The local currency slipped through a series of record lows and hit 2,710 against the dollar on June 30, dragged down by strong dollar demand from the oil sector and panic dollar buying, before a Central Bank dollar sale sparked a recovery.

The shilling’s steep drop against the greenback last month provoked widespread anger among business people who said an expensive dollar was eroding their profit margins.

Traders shut their shops for two days last week, demanding the Government should fix the exchange rate to curb their losses.

However, President Yoweri Museveni dismissed the alarm over a weak shilling in an article published in the local press last week, saying a weaker local currency would boost tourism and the sagging export sector.

“The Uganda shilling may remain stable today though a depreciation is more likely in the days coming,” said a market report from Bank of Africa Uganda.
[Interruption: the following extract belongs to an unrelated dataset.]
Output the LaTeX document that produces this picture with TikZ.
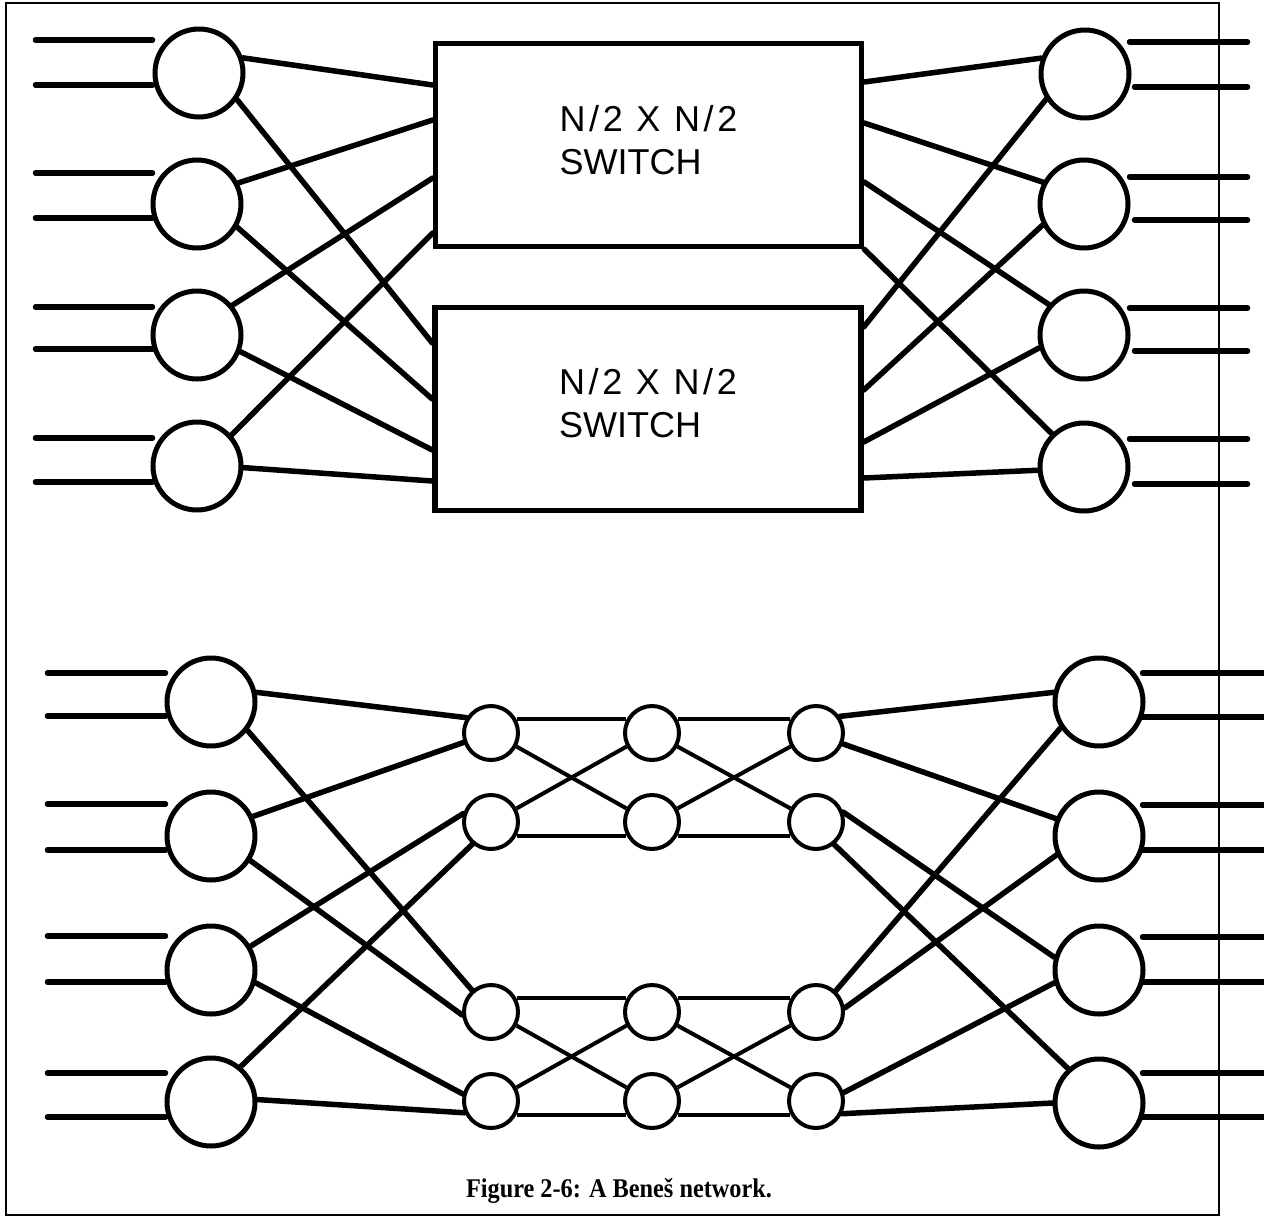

Analysts say the shilling is likely to remain under pressure against the dollar in the short-to-medium-term until Uganda starts earning petrol dollars.

The country discovered commercial oil deposits in the west in 2006 and crude production is due to commence early next year.

However, full scale exports are not expected until around 2014. The declining shilling is forcing the Bank of Uganda to tighten its monetary stance, the move analysts observe would lead commercial banks to adjust their lending rates upwards.